Audi teams up with Nvidia for self-driving cars
German car giant and American tech company collaborate on fully autonomous cars, production models due in 2020
Audi has released firm details of its autonomous future, which will be powered by hardware from Californian technology company Nvidia.
Audi and Nvidia have worked together for around a decade, with Nvidia providing graphics chips for Audi’s excellent ‘Virtual Cockpit’ digital dashboard, as well as its navigation systems.
This latest news is more significant, however, as the Audi-Nvidia tie-up has produced a car capable of ‘level four’ automation, meaning it requires no driver input whatsoever.

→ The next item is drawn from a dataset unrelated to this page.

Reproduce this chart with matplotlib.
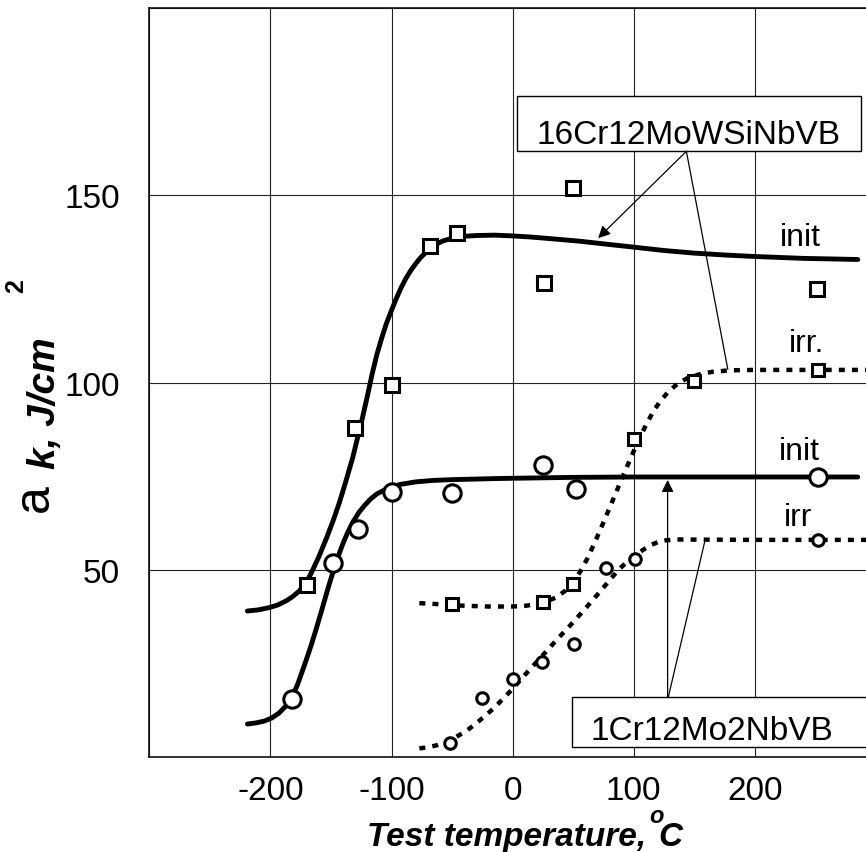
import matplotlib
matplotlib.use("Agg")
import matplotlib.pyplot as plt
from matplotlib.patches import Rectangle

plt.rcParams['font.family'] = ['Liberation Sans', 'DejaVu Sans']

# 16Cr12MoWSiNbVB, initial state (squares + solid curve)
sq_init_x = [-170, -130, -100, -68, -46, 26, 50, 251]
sq_init_y = [46, 88, 99.5, 136.5, 140, 126.5, 152, 125]
sq_init_cx = [-219, -210, -201, -194, -187, -181, -176, -170, -165, -160, -154, -148, -143, -138, -132, -128,
              -124, -120, -116, -112, -108, -104, -100, -96, -92, -88, -84, -80, -76, -70, -64, -58, -50,
              -40, -30, -15, 0, 15, 30, 55, 80, 100, 125, 150, 175, 200, 240, 285]
sq_init_cy = [39.0, 39.3, 39.9, 40.6, 41.7, 43.0, 44.4, 46.8, 50.0, 53.5, 58.2, 63.3, 68.0, 73.3, 80.0, 85.3,
              90.6, 96.3, 102.3, 107.6, 112.0, 116.0, 119.3, 122.5, 125.4, 127.9, 130.0, 131.8, 133.4, 135.3,
              136.8, 137.8, 138.6, 139.1, 139.3, 139.4, 139.2, 138.9, 138.5, 137.8, 136.9, 136.2, 135.3,
              134.6, 134.1, 133.7, 133.2, 132.9]

# 16Cr12MoWSiNbVB, irradiated (squares + dotted curve)
sq_irr_x = [-50, 25, 50, 100, 150, 252]
sq_irr_y = [41, 41.5, 46.3, 85, 100.5, 103.5]
sq_irr_cx = [-77, -60, -40, -20, 0, 11, 20, 28, 36, 43, 50, 56, 62, 68, 74, 80, 86, 92, 98, 104, 110, 116,
             122, 129, 137, 145, 155, 165, 180, 200, 292]
sq_irr_cy = [41.1, 40.8, 40.4, 40.2, 40.2, 40.4, 40.9, 41.6, 42.6, 44.3, 46.7, 49.6, 53.2, 57.4, 61.9, 66.5,
             71.1, 75.7, 80.2, 84.6, 88.6, 92.2, 95.1, 97.7, 99.9, 101.3, 102.3, 102.9, 103.3, 103.4, 103.4]

# 1Cr12Mo2NbVB, initial state (circles + solid curve)
ci_init_x = [-182, -148, -128, -100, -50, 25, 52, 252]
ci_init_y = [15.5, 51.7, 61, 70.8, 70.4, 78, 71.5, 74.7]
ci_init_cx = [-219, -212, -205, -199, -193, -187, -182, -178, -174, -170, -166, -162, -158, -154, -151, -147,
              -143, -140, -136, -132, -127, -122, -117, -112, -106, -100, -93, -80, -65, -49, -11, 50, 100, 285]
ci_init_cy = [8.8, 9.1, 9.6, 10.4, 11.7, 13.7, 16.3, 19.0, 22.6, 26.3, 30.2, 34.4, 38.8, 43.3, 46.6, 50.7,
              54.5, 57.1, 60.1, 62.7, 65.3, 67.3, 69.0, 70.3, 71.3, 72.1, 72.8, 73.5, 73.9, 74.1, 74.4, 74.7,
              74.8, 74.8]

# 1Cr12Mo2NbVB, irradiated (circles + dotted curve)
ci_irr_x = [-52, -25, 0, 24, 51, 77, 101, 252]
ci_irr_y = [3.7, 15.7, 20.8, 25.3, 30.3, 50.4, 52.8, 58]
ci_irr_cx = [-77, -70, -63, -55, -47, -38, -30, -23, -16, -8, 0, 12, 25, 37, 50, 61, 72, 81, 89, 96, 102,
             108, 114, 120, 127, 136, 200, 292]
ci_irr_cy = [2.3, 2.6, 3.1, 4.1, 5.3, 7.0, 9.0, 10.9, 12.9, 15.5, 18.2, 22.6, 27.2, 31.5, 36.0, 40.0, 44.1,
             47.6, 50.5, 52.5, 54.0, 55.4, 56.6, 57.4, 57.9, 58.1, 58, 58]

x_ticks = [-300, -200, -100, 0, 100, 200, 300]
x_labels = ['', '-200', '-100', '0', '100', '200', '']
y_ticks = [0, 50, 100, 150, 200]
y_labels = ['', '50', '100', '150', '']

W, H = 866, 853
fig = plt.figure(figsize=(W / 100, H / 100), dpi=100)
# axes runs a little past the right edge of the picture, like the original
ax = fig.add_axes([149.3 / W, 1 - 758 / H, 726.6 / W, 748.7 / H])
ax.set_xlim(-300, 300)
ax.set_ylim(0, 200)

ax.set_xticks(x_ticks)
ax.set_xticklabels(x_labels)
ax.set_yticks(y_ticks)
ax.set_yticklabels(y_labels)
ax.tick_params(axis='x', length=0, pad=13, labelsize=24)
ax.tick_params(axis='y', length=0, pad=21, labelsize=24)
ax.grid(True, color='#222222', lw=0.8)
ax.set_axisbelow(True)
for s in ax.spines.values():
    s.set_linewidth(1.2)
    s.set_color('#111111')

dots = (0, (1.35, 1.6))
ax.plot(sq_init_cx, sq_init_cy, color='black', lw=3.5, solid_capstyle='round', solid_joinstyle='round', zorder=3)
ax.plot(ci_init_cx, ci_init_cy, color='black', lw=3.5, solid_capstyle='round', solid_joinstyle='round', zorder=3)
ax.plot(sq_irr_cx, sq_irr_cy, color='black', lw=3.2, ls=dots, dash_capstyle='butt', zorder=3)
ax.plot(ci_irr_cx, ci_irr_cy, color='black', lw=3.2, ls=dots, dash_capstyle='butt', zorder=3)

ax.plot(sq_init_x, sq_init_y, 's', ms=10.5, mfc='white', mec='black', mew=2.2, zorder=4)
ax.plot(sq_irr_x, sq_irr_y, 's', ms=9.2, mfc='white', mec='black', mew=2.2, zorder=4)
ax.plot(ci_init_x, ci_init_y, 'o', ms=12.5, mfc='white', mec='black', mew=2.2, zorder=4)
ax.plot(ci_irr_x, ci_irr_y, 'o', ms=8.3, mfc='white', mec='black', mew=2.2, zorder=4)

# curve labels
ax.text(237.6, 139, 'init', fontsize=23, ha='center', va='center')
ax.text(243, 110.5, 'irr.', fontsize=23, ha='center', va='center')
ax.text(236.8, 81.7, 'init', fontsize=23, ha='center', va='center')
ax.text(236, 64, 'irr', fontsize=23, ha='center', va='center')

# material boxes
ax.add_patch(Rectangle((3.6, 161.8), 284.2, 14.9, facecolor='white', edgecolor='black', lw=1.0, zorder=5))
ax.text(145.5, 164.1, '16Cr12MoWSiNbVB', fontsize=24, ha='center', va='baseline', zorder=6)
ax.add_patch(Rectangle((49.4, 2.6), 260, 13.3, facecolor='white', edgecolor='black', lw=1.0, zorder=5))
ax.text(64.5, 4.8, '1Cr12Mo2NbVB', fontsize=24, ha='left', va='baseline', zorder=6)

# leader lines
arr = dict(arrowstyle='-|>', color='black', lw=0.9, mutation_scale=18, shrinkA=0, shrinkB=0)
ax.annotate('', xy=(70.6, 138.6), xytext=(143.5, 161.8), arrowprops=arr, zorder=5)
ax.plot([143.5, 177.7], [161.8, 103.6], color='black', lw=0.9, zorder=5)
ax.annotate('', xy=(128, 74.0), xytext=(128, 15.9), arrowprops=arr, zorder=5)
ax.plot([128.5, 158.5], [15.9, 57.3], color='black', lw=0.9, zorder=5)

# axis titles, built from pieces (pixel positions)
def fx(px):
    return px / W

def fy(py):
    return 1 - py / H

fig.text(fx(367), fy(846), 'Test temperature,', fontsize=24, fontweight='bold', style='italic',
         ha='left', va='baseline')
fig.text(fx(649), fy(823), 'o', fontsize=17, fontweight='bold', style='italic', ha='left', va='baseline')
fig.text(fx(658), fy(846), 'C', fontsize=24, fontweight='bold', style='italic', ha='left', va='baseline')

fig.text(fx(48), fy(512), 'a', fontsize=36, rotation=90, rotation_mode='anchor', ha='left', va='baseline')
fig.text(fx(55), fy(469), 'k, J/cm', fontsize=28, fontweight='bold', style='italic', rotation=90,
         rotation_mode='anchor', ha='left', va='baseline')
fig.text(fx(23), fy(293), '2', fontsize=18, fontweight='bold', rotation=90, rotation_mode='anchor',
         ha='left', va='baseline')

fig.savefig('out.png', dpi=100)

The announcement came this week at the Consumer Electronics Show (CES) in Las Vegas, where an Audi Q7 used artificial intelligence to learn and autonomously drive a route it had been analysing for just four days; programming such a journey manually would have taken months.
The autonomous Q7 uses Nvidia’s latest supercomputer, called Xavier, which is roughly the size of a tablet computer. Xavier can ‘read’ the road environment, making real-time decisions based on other drivers’ and pedestrians’ behaviour, road markings, traffic lights and other cues. Xavier is capable of ‘deep learning’, a branch of artificial intelligence that mimics the function and structure of the human brain.
Xavier will also support full voice recognition and be able to lip-read – so you won’t have to turn down your stereo’s volume to instruct it. Facial recognition and eye-movement tracking software will ensure you pay attention to your surroundings, partly because current regulations hold the driver fully responsible for any car, even an autonomous one.
Nvidia CEO Jen-Hsun Huang said Audi’s cars, when fitted with the Xavier system, “should be able to drive address-to-address in large parts of the world,” with the system entering a ‘co-pilot’ mode on roads that haven’t been sufficiently mapped. Huang said Nvidia and Audi have “been able to teach a car how to drive, an achievement that was impossible until recently”.
Nvidia isn’t new to the world of autonomous driving: its Drive PX chips have been the brains behind Volvo’s self-driving test cars for a couple of years now, but the new Xavier computer – as well as the partnership with Audi – signals the next step in autonomous cars is right around the corner.